Soto agreed that a more central location for the facility is a necessity. Otherwise, he said, in the daytime, residents of a north Sarasota facility “[are] going to stay in downtown Sarasota.”

1 thought on “Nixing latest shelter sites, county board to pursue outreach to Sarasota business owners”

  1. Sarasota was over a decade behind in finding real solutions to the problems created by house-less folks and still clings to the outmoded notions of shelter and jail diversion as a solution to the problems. Those are solutions to political and pocketbook headaches. They are not solutions to end homelessness. The only thing that ends homelessness, even for the chronically ill and inebriated, is housing.

    I was an early proponent of Housing First for the chronically homeless in Sarasota and very pleased that the city took the initiative to forego the CAYA shelter for this federally studied and sanctioned initiative instead. Housing first has been working throughout the United States. Right after the New Year I alerted the County Commissioners to a new effort being tried in Austin, Community First, and a scaled down effort in Nashville of Tiny Houses. Sarasota has many of the same problems as Austin with rapid population growth and insufficient affordable housing which squeezes the availability of low cost rentals and creates many public safety problems as well as homelessness.
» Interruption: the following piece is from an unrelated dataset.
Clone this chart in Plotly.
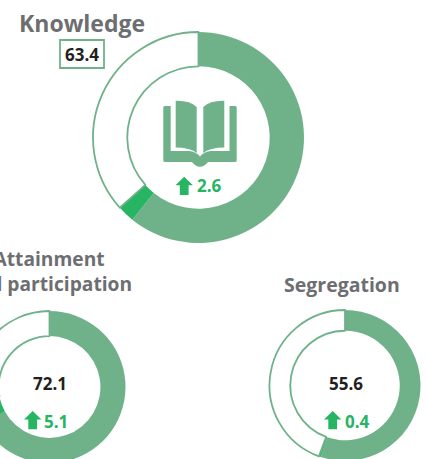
import plotly.graph_objects as go

# ---- data ----
names = ["Knowledge", "Attainment<br>and participation", "Segregation"]
scores = [63.4, 72.1, 55.6]
changes = [2.6, 5.1, 0.4]
base_values = [60.8, 67.0, 55.2]
rest_values = [36.6, 27.9, 44.4]

# ---- style / layout ----
MAIN = "#6fb28a"
GREEN = "#27b463"
GREY = "#6d6e71"
FONT = "Open Sans"
OX = 40  # page is shifted left so that the left donut is cropped by the window
W, H = 427 + OX, 480
centers = [(198.5, 137.5), (49.5, 387.0), (345.0, 385.5)]
radii = [105.5, 76.0, 75.5]
holes = [0.675, 0.67, 0.725]
arrow_x = [184.2, 32.7, 332.7]
arrow_y = [176.7, 411.0, 411.0]
delta_pos = [(209, 186), (56, 421), (357, 421)]
score_pos = [(82, 54.5), (50, 383), (346, 383)]
title_pos = [(82.5, 23), (49, 271), (342, 284)]
title_size = [23, 19.2, 19.5]


def px(x):
    return (x + OX) / W


def py(y):
    return 1 - y / H


def path(cmds):
    out = []
    for c in cmds:
        if c == "Z":
            out.append("Z")
        else:
            op, *pts = c
            out.append(op + " ".join(f"{px(pts[i]):.5f},{py(pts[i + 1]):.5f}" for i in range(0, len(pts), 2)))
    return " ".join(out)


fig = go.Figure()
for i in range(3):
    cx, cy = centers[i]
    r = radii[i]
    fig.add_trace(go.Pie(
        values=[base_values[i], changes[i], rest_values[i]],
        labels=["Score", "Change", "Gap"],
        sort=False, direction="clockwise", rotation=0,
        hole=holes[i], textinfo="none", showlegend=False, hoverinfo="skip",
        marker=dict(colors=[MAIN, GREEN, "#ffffff"],
                    line=dict(color=MAIN, width=[0, 0, 1.8])),
        domain=dict(x=[px(cx - r), px(cx + r)], y=[py(cy + r), py(cy - r)]),
    ))

ann = []
for i in range(3):
    ann.append(dict(text=f"<b>{names[i]}</b>", x=px(title_pos[i][0]), y=py(title_pos[i][1]),
                    font=dict(family=FONT, size=title_size[i], color=GREY)))
    ann.append(dict(text=f"<b>{scores[i]}</b>", x=px(score_pos[i][0]), y=py(score_pos[i][1]),
                    font=dict(family=FONT, size=17, color="#231f20")))
    ann.append(dict(text=f"<b>{changes[i]}</b>", x=px(delta_pos[i][0]), y=py(delta_pos[i][1]),
                    font=dict(family=FONT, size=17, color=GREEN)))
for a in ann:
    a.update(xref="paper", yref="paper", showarrow=False, align="center", yanchor="middle", xanchor="center")

shapes = []
# value box
shapes.append(dict(type="rect", xref="paper", yref="paper",
                   x0=px(60), x1=px(104), y0=py(68), y1=py(40),
                   line=dict(color=MAIN, width=1.8), fillcolor="rgba(0,0,0,0)"))
# arrows
for ax, ay in zip(arrow_x, arrow_y):
    shapes.append(dict(type="path", xref="paper", yref="paper", fillcolor=GREEN, line=dict(width=0),
                       path=path([("M", ax, ay), ("L", ax + 8.7, ay + 8.6), ("L", ax + 4.4, ay + 8.6),
                                  ("L", ax + 4.4, ay + 18.3), ("L", ax - 4.4, ay + 18.3),
                                  ("L", ax - 4.4, ay + 8.6), ("L", ax - 8.7, ay + 8.6), "Z"])))
# book icon
book = [
    [("M", 164.8, 106), ("L", 170.7, 106), ("L", 170.7, 151), ("L", 189, 151), ("Q", 196, 151.5, 200, 156.5),
     ("Q", 204, 151.5, 211, 151), ("L", 229.5, 151), ("L", 229.5, 106), ("L", 235.2, 106),
     ("Q", 236.7, 106, 236.7, 107.5), ("L", 236.7, 160.5), ("Q", 236.7, 162, 235.2, 162), ("L", 208, 162),
     ("Q", 204.5, 166.7, 200, 166.7), ("Q", 195.5, 166.7, 192, 162), ("L", 164.8, 162),
     ("Q", 163.3, 162, 163.3, 160.5), ("L", 163.3, 107.5), ("Q", 163.3, 106, 164.8, 106), "Z"],
    [("M", 175.7, 100.8), ("Q", 190, 100.5, 196.7, 107), ("L", 196.7, 153), ("Q", 190, 147.5, 175.7, 147.5), "Z"],
    [("M", 224.3, 100.8), ("Q", 210, 100.5, 203.3, 107), ("L", 203.3, 153), ("Q", 210, 147.5, 224.3, 147.5), "Z"],
]
for b in book:
    shapes.append(dict(type="path", xref="paper", yref="paper", fillcolor=MAIN, line=dict(width=0), path=path(b)))

fig.update_layout(width=W, height=H, margin=dict(l=0, r=0, t=0, b=0), autosize=False,
                  paper_bgcolor="white", plot_bgcolor="white", annotations=ann, shapes=shapes)

post = (f"document.documentElement.style.overflow='hidden';document.body.style.overflow='hidden';"
        f"document.body.style.margin='0';document.body.style.padding='0';"
        f"var g=document.querySelector('.plotly-graph-div');g.style.position='absolute';g.style.left='-{OX}px';g.style.top='0';")
fig.write_html("out.html", config=dict(displayModeBar=False, responsive=False), post_script=post)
    This video link shows Community First in Austin, Tx. It started out as a Tiny Homes/RV set up and is now
    entering the finishing stages of a planned community for 200. With 50 acres in the County we could have
    two Community First developments to serve 400-500 chronically homeless in Sarasota and it certainly
    would be more in keeping with the planned community concepts prominent in Sarasota.

    Rather than continuing to give the wealthiest developers a total pass on their pledges for affordable housing (with the excuse of the recession which has been over for some time), shouldn’t our “leaders” be demanding that these small sanctuaries be constructed to house and service the most vulnerable of our citizens instead?